When the Texas A&M Aggies left the Big 12 after the 2011 football season to join the SEC, it brought their annual rivalry game with the Texas Longhorns to an abrupt end.
In the years since, state legislators, school administrators, coaches, and everyone in between had tried to get the two teams to play each other once again, but the rivalry has remained dormant since November 2011.
That will change this year. Once Texas joined the SEC, it was seen as a certainty that they would once again play A&M to end the season, and that will be the case when the teams square off on November 30.
Former Texas quarterback and Texas native Colt McCoy appeared on the Always College Football podcast this week to express his joy over the game’s return, also discussing what it means to Texans.
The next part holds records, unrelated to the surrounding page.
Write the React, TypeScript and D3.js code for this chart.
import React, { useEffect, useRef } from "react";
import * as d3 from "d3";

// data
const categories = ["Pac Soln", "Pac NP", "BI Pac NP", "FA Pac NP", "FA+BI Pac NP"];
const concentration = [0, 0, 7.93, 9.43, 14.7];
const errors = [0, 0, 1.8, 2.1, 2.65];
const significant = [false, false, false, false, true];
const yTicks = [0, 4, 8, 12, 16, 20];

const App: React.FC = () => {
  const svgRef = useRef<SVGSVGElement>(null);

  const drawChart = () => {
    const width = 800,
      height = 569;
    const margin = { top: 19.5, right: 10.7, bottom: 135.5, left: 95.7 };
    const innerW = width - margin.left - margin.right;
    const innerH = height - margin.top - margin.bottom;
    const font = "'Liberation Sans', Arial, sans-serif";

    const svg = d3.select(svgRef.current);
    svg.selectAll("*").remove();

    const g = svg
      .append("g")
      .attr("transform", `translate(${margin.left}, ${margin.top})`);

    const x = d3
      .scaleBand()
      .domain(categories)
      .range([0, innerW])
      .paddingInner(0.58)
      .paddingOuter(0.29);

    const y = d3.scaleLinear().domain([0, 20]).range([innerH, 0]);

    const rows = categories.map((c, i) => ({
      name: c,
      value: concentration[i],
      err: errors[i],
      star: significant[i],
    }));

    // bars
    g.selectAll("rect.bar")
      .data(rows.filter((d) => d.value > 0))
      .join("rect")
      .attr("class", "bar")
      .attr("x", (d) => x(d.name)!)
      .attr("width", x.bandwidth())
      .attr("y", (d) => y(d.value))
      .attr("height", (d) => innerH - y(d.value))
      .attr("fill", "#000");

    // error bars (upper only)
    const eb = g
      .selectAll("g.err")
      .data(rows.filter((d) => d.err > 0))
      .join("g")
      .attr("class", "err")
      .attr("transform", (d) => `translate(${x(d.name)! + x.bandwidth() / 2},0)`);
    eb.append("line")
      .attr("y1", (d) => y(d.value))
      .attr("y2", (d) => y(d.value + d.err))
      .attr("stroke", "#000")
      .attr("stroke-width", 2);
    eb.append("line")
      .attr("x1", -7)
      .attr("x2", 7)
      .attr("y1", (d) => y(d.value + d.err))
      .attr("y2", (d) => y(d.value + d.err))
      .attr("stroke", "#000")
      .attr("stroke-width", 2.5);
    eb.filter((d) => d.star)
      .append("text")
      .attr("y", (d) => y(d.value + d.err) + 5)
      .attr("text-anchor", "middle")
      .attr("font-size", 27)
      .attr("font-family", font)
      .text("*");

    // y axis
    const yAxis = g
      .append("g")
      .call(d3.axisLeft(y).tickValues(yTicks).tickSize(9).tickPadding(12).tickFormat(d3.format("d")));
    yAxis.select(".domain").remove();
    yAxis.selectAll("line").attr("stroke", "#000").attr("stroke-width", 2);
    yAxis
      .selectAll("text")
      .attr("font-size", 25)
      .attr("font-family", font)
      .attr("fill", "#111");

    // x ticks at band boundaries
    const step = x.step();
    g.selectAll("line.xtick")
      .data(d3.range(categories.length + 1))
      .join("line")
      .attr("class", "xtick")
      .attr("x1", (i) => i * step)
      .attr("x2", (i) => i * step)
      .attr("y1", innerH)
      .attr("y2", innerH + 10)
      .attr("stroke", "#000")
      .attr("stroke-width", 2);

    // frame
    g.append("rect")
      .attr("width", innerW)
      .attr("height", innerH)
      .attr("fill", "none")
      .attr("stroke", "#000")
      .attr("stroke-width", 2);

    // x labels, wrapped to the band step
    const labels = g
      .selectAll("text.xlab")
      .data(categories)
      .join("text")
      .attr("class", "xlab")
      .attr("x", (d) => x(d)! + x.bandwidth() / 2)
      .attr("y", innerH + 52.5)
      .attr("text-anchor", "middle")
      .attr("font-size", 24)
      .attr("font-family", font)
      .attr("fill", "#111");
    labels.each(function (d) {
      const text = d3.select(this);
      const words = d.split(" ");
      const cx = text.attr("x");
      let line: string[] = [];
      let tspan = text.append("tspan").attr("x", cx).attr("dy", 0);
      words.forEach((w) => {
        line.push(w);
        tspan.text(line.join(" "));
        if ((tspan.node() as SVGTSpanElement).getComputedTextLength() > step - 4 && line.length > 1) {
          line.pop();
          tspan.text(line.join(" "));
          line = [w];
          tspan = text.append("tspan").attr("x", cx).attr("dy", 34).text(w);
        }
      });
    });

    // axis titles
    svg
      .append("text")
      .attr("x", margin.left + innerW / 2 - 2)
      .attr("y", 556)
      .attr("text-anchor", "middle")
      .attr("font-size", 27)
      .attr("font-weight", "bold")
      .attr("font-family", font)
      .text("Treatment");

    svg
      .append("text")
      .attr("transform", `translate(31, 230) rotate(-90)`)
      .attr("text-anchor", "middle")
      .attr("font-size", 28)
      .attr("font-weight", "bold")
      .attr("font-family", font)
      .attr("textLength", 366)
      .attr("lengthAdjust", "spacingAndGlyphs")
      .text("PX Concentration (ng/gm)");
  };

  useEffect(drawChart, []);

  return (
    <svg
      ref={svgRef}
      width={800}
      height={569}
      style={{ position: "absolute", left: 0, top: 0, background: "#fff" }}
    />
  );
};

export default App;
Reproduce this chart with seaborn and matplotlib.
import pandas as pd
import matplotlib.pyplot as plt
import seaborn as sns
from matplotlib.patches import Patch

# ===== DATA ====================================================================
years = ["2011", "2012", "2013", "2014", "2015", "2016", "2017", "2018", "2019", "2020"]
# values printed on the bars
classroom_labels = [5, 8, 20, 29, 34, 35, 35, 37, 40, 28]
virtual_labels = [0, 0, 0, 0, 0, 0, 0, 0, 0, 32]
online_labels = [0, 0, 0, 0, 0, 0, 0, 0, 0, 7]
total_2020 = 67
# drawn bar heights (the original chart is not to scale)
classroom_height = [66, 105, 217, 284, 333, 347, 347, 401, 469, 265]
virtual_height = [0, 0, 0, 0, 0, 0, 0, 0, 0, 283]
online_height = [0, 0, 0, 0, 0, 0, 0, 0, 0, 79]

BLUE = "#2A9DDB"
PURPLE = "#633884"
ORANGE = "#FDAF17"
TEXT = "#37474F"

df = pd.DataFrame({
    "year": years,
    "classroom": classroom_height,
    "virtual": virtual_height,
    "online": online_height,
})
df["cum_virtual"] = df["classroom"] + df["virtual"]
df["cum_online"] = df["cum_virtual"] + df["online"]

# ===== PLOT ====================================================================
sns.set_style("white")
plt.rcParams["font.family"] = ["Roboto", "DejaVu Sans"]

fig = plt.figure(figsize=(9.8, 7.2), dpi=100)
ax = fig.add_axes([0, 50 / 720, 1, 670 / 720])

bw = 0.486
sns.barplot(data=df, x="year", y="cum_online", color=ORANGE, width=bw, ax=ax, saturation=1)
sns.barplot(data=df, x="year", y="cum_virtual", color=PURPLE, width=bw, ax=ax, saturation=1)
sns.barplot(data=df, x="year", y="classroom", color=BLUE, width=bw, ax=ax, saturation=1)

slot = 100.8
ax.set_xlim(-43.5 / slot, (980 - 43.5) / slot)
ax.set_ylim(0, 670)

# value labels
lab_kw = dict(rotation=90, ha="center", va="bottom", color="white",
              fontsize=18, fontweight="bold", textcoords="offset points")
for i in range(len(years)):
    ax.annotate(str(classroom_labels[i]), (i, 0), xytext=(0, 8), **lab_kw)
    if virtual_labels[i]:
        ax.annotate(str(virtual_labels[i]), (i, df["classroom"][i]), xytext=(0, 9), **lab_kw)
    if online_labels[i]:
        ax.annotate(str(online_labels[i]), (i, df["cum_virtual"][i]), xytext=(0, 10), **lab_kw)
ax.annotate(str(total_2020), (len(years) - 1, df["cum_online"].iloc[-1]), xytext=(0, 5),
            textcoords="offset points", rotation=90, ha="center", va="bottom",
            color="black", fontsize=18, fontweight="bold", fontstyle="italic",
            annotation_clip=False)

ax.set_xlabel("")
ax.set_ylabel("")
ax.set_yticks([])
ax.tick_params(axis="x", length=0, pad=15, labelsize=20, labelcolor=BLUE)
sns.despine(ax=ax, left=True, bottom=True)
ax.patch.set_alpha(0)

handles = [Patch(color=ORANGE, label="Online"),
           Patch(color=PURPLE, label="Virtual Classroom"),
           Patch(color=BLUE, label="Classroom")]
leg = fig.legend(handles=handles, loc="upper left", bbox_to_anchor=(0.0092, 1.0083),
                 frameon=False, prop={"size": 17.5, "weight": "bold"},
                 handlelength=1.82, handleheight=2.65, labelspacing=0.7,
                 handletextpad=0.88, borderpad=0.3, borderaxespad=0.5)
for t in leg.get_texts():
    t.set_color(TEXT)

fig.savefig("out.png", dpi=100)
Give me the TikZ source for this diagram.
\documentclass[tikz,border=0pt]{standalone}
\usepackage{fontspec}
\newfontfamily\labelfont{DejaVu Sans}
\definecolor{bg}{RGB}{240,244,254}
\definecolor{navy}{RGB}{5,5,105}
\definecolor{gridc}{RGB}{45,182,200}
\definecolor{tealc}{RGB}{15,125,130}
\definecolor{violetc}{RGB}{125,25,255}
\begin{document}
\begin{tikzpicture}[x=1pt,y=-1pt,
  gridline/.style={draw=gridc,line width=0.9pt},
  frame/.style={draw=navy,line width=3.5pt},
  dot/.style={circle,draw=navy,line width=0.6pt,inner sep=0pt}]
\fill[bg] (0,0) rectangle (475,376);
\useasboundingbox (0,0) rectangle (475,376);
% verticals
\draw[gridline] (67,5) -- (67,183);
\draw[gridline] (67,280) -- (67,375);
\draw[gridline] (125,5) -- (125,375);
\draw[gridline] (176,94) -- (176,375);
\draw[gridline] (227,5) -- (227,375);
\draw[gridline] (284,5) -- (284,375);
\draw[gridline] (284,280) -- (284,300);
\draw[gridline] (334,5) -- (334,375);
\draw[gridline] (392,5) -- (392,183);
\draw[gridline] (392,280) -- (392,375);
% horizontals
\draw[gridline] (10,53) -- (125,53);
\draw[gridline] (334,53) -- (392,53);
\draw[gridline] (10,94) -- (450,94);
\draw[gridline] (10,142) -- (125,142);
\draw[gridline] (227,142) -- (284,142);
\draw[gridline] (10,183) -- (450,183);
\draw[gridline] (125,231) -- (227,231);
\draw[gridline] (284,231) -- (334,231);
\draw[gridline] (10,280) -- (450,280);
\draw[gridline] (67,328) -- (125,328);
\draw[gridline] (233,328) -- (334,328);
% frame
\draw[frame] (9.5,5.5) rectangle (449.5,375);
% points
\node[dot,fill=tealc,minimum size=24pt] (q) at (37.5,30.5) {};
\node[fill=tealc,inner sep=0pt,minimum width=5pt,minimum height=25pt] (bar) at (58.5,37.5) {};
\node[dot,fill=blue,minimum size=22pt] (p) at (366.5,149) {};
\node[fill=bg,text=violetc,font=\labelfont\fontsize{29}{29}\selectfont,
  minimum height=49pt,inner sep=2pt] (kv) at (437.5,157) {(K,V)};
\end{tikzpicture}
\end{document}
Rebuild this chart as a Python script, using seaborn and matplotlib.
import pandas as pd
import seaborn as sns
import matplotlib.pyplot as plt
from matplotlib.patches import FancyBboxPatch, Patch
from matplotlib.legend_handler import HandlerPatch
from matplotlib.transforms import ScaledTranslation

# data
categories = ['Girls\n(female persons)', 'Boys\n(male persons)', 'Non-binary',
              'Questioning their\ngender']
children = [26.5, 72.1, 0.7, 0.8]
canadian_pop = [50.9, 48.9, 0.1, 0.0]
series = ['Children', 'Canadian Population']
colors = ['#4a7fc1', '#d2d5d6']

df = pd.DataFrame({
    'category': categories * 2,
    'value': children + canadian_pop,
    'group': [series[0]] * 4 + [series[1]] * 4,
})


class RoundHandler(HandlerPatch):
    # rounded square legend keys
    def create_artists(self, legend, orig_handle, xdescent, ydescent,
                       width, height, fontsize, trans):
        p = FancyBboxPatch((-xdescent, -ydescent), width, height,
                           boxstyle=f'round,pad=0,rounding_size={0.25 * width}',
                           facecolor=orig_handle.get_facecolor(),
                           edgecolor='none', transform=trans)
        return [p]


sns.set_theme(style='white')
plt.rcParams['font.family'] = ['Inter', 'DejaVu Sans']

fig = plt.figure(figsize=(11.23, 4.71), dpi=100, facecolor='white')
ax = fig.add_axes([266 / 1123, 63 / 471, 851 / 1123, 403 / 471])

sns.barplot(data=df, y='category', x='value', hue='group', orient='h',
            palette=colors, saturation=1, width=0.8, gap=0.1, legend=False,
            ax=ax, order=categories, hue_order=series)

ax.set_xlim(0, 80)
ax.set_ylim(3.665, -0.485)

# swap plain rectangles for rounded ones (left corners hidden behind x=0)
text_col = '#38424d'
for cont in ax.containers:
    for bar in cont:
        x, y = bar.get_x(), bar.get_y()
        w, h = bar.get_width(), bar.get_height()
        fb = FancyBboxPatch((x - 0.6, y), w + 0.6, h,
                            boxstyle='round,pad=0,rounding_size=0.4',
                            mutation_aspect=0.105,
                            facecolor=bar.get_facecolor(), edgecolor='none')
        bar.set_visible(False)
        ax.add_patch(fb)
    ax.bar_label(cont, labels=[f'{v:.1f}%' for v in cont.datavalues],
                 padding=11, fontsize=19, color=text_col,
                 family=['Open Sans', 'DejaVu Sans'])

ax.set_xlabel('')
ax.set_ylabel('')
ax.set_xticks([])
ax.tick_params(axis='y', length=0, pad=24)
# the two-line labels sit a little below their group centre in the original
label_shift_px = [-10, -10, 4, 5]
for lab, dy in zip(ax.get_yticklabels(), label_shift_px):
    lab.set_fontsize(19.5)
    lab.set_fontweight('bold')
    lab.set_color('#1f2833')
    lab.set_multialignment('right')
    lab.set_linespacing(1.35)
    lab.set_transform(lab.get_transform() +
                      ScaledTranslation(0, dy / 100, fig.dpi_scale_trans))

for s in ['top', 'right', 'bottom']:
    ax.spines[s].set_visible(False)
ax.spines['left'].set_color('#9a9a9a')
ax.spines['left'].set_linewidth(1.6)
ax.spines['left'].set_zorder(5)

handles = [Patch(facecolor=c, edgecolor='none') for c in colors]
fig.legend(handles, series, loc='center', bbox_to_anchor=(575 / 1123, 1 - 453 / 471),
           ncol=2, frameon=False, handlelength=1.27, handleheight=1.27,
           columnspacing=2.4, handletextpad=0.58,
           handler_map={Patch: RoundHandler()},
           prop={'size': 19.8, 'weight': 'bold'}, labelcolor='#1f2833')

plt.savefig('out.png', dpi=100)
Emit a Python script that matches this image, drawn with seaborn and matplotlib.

“I’m so happy that game is back. This game, all of my entire childhood was watching this game on the Friday after Thanksgiving. I had family members that went to A&M and I didn’t know where I was going to go. I remember that game was what you watched. That’s what you did on Thanksgiving. What it meant for your little football community, what it meant for the state. All those things,” McCoy said.
The four-year starter seemingly made the right choice by committing to Texas. He won virtually every award a quarterback could win besides the Heisman Trophy, and was a member of the 2006 BCS National Champion Longhorn squad in his true freshman season which was spent redshirting. McCoy set or tied 50 school records during his time at Texas, and his number was retired in 2010.
McCoy said that while the famed Red River Rivalry against the Oklahoma Sooners is great, the Texas/Texas A&M rivalry is just different.
“Oklahoma is its own deal. It’s played in the Cotton Bowl, halfway in between Norman and Austin. It’s the tradition split down the middle. Walking through the same tunnel. Texas-Texas A&M is a state rivalry. That is the game. Everyone in Texas tunes in and you know it’s around Thanksgiving. So to bring that game back, holy cow,” the 38-year-old said.